Bu beyin, dış algılarını tümüyle yitirmiş; görmüyor, duymuyor, konuşamıyor ama anılarını, beyinsel yeteneklerini, sevgilerini, projelerini, şiirleri, şarkıları anımsıyor ve duyguları aynen devam ediyor. Örneğin geçmişte yaşadığı komik bir anısına içten gülüyor, acılı bir anısına üzülüyor, hep derin rüyada gibi ve bu rüya hiç bitmiyor.
Operasyonumuzun son aşamasına geldik. Bu beyni artık işe yaramaz kafatasından çıkartıp, bir kavanozda yaşayabileceği bir eriyiğin içine koyalım. Yukarıdaki söylediklerimiz aynen orada da yaşanacaktır. Bu konuyu derinlemesine tasarlayıp kendinizde düşünmeyin, panikleyebilirsiniz.
Dönelim başa, beynimizle yaşayıp her şeyi beynimizle yorumlayıp, beynimizle var oluyoruz. Bu değerli organımız, evrensel gelişim süreçleri içinde, bizim vardığımız her türlü aşamada, en önemli etkin rolü oynuyor. Bu organın hakkını vererek, tanrısal boyutlardaki yaratılarına da imza atarak, uygarlığın onurlu bahçelerinde dolaşıyoruz.
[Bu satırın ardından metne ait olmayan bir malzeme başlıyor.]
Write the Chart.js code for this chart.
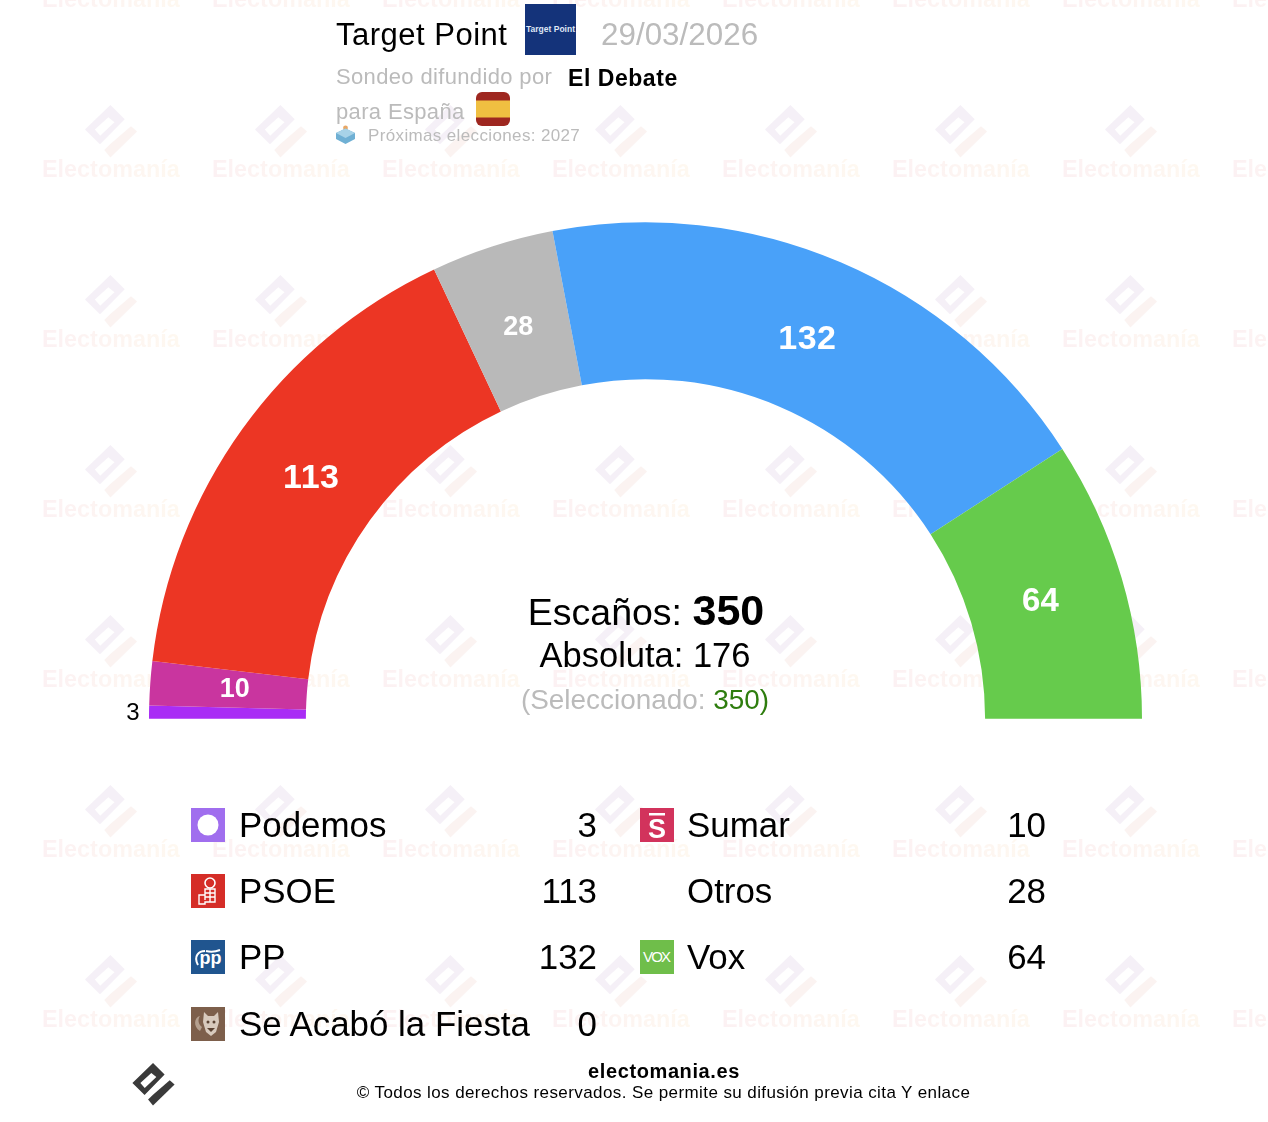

Oysa bir ölçüde ülkemizde “kimilerinde daha fazla olmak üzere” beyinler belirlenmiş kalıpların katı, kırılmaz kavanozlarında tutsak kılınıyor. Acılarımız, sevinçlerimiz, sevgimiz, gelecek için umutlarımız, duygularımız ya da tam tersi durum.
İnsanca olan değerler herkeste olduğuna göre, kavanozdaki beyinlerin kime hizmet ettiğini de bir düşünelim.
Sevgili okurlarım, beyninizin milimetre karesinin bile kavanoza konulmasına izin vermeyin. Bu sizin kendinize, topluma, üstelik yüce değer olan yaratılışınıza da ters düşer. Çünkü örnek beyin, çağın gerisinde kalmayan beyindir.